On 07/23/2012 06:22 AM, Dave Angel wrote:
On 07/23/2012 09:06 AM, Chris Angelico wrote:
On Mon, Jul 23, 2012 at 10:55 PM, Roy Smith <r...@panix.com> wrote:
Some day, we're going to have programming languages that take advantage
of the full unicode character set.  Right now, we're working in ASCII
and creating silly digrams/trigrams like r'' for raw strings (and triple-quotes 
for multi-line
strings).  Not to mention <=, >=, ==, !=.  And in languages other than
python, things like ->, => (arrows for structure membership), and so on.
REXX predates Unicode, I think, or at least its widespread adoption,
but it has a non-ASCII operator:

http://www.rexswain.com/rexx.html#operators

But personally, I've always used backslash. It's nothing to do with
ASCII and everything to do with having it on the keyboard. Before you
get a language that uses full Unicode, you'll need to have fairly
generally available keyboards that have those keys.

ChrisA


Keyboards with 110,000 keys on them; wonderful.  And much larger
characters on the screen, so that all those can be distinguished.  And
of course all fonts have to support all those characters.

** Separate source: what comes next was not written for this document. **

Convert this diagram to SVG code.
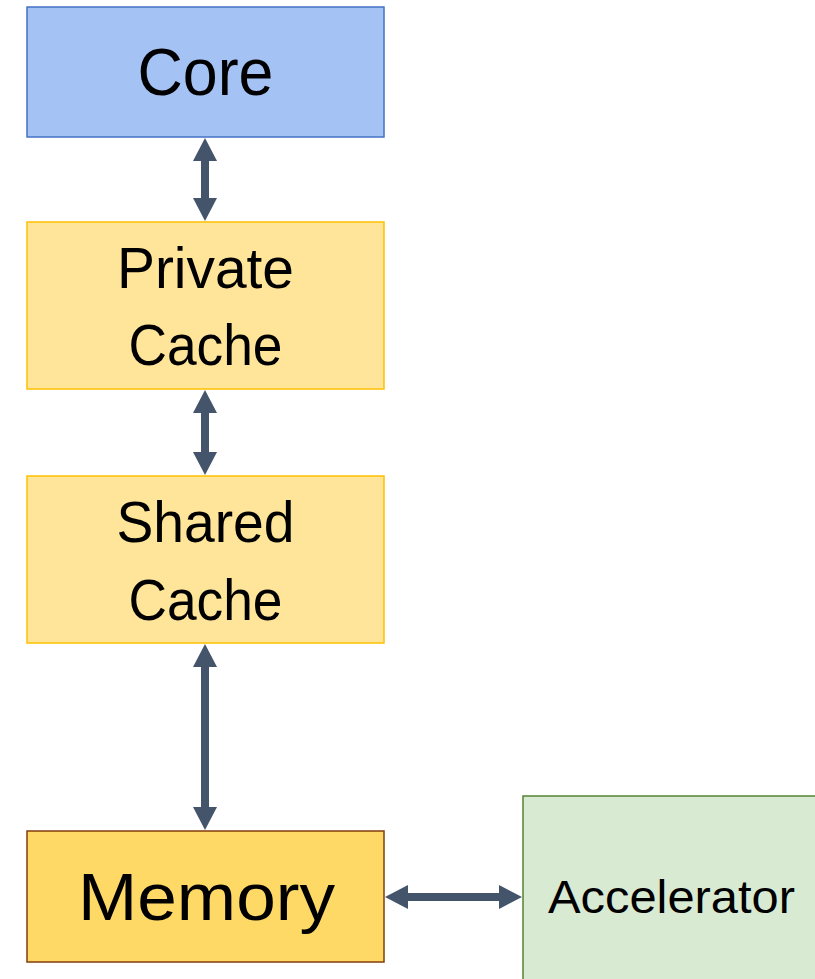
<svg xmlns="http://www.w3.org/2000/svg" width="815" height="979" viewBox="0 0 815 979">
<defs>
<style>
.lbl{font-family:"Liberation Sans",Arial,sans-serif;fill:#000;text-anchor:middle}
.conn{stroke:#44546a;stroke-width:8;fill:none;marker-start:url(#ah);marker-end:url(#ah)}
</style>
<marker id="ah" markerUnits="userSpaceOnUse" markerWidth="24" markerHeight="24" refX="3" refY="12" orient="auto-start-reverse" viewBox="0 0 24 24">
<path d="M0,0 L23,12 L0,24 z" fill="#44546a"/>
</marker>
</defs>
<rect width="815" height="979" fill="#fff"/>
<g id="core">
<rect x="27" y="7" width="357" height="130" fill="#a4c2f4" stroke="#4472c4" stroke-width="1.5"/>
<text class="lbl" x="205.5" y="95" font-size="66" textLength="136" lengthAdjust="spacingAndGlyphs">Core</text>
</g>
<g id="private-cache">
<rect x="27" y="222" width="357" height="167" fill="#ffe599" stroke="#ffc000" stroke-width="1.5"/>
<text class="lbl" x="205.5" y="288" font-size="57" textLength="177" lengthAdjust="spacingAndGlyphs">Private</text>
<text class="lbl" x="205.5" y="365" font-size="57" textLength="154" lengthAdjust="spacingAndGlyphs">Cache</text>
</g>
<g id="shared-cache">
<rect x="27" y="476" width="357" height="167" fill="#ffe599" stroke="#ffc000" stroke-width="1.5"/>
<text class="lbl" x="205.5" y="542" font-size="57" textLength="178" lengthAdjust="spacingAndGlyphs">Shared</text>
<text class="lbl" x="205.5" y="620" font-size="57" textLength="154" lengthAdjust="spacingAndGlyphs">Cache</text>
</g>
<g id="memory">
<rect x="27" y="831" width="357" height="131" fill="#ffd966" stroke="#843c0c" stroke-width="1.5"/>
<text class="lbl" x="206.5" y="920" font-size="66" textLength="257" lengthAdjust="spacingAndGlyphs">Memory</text>
</g>
<g id="accelerator">
<rect x="523" y="796" width="300" height="200" fill="#d9ead3" stroke="#548235" stroke-width="1.5"/>
<text class="lbl" x="671.5" y="913" font-size="46" textLength="247" lengthAdjust="spacingAndGlyphs">Accelerator</text>
</g>
<g id="connectors">
<line class="conn" x1="205" y1="158" x2="205" y2="201"/>
<line class="conn" x1="205" y1="410" x2="205" y2="455"/>
<line class="conn" x1="205" y1="664" x2="205" y2="810"/>
<line class="conn" x1="405" y1="897" x2="502" y2="897"/>
</g>
</svg>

Back to 20 character lines.


Somewhat different than this discussion, and I'm not familiar with it myself, but I've read about the "Space Cadet Keyboard". It's described (among other places) at:

http://catb.org/jargon/html/S/space-cadet-keyboard.html

     -=- Larry -=-

OT: This "Jargon File" can be an entertaining read. I found "The Story of Mel" particularly fascinating.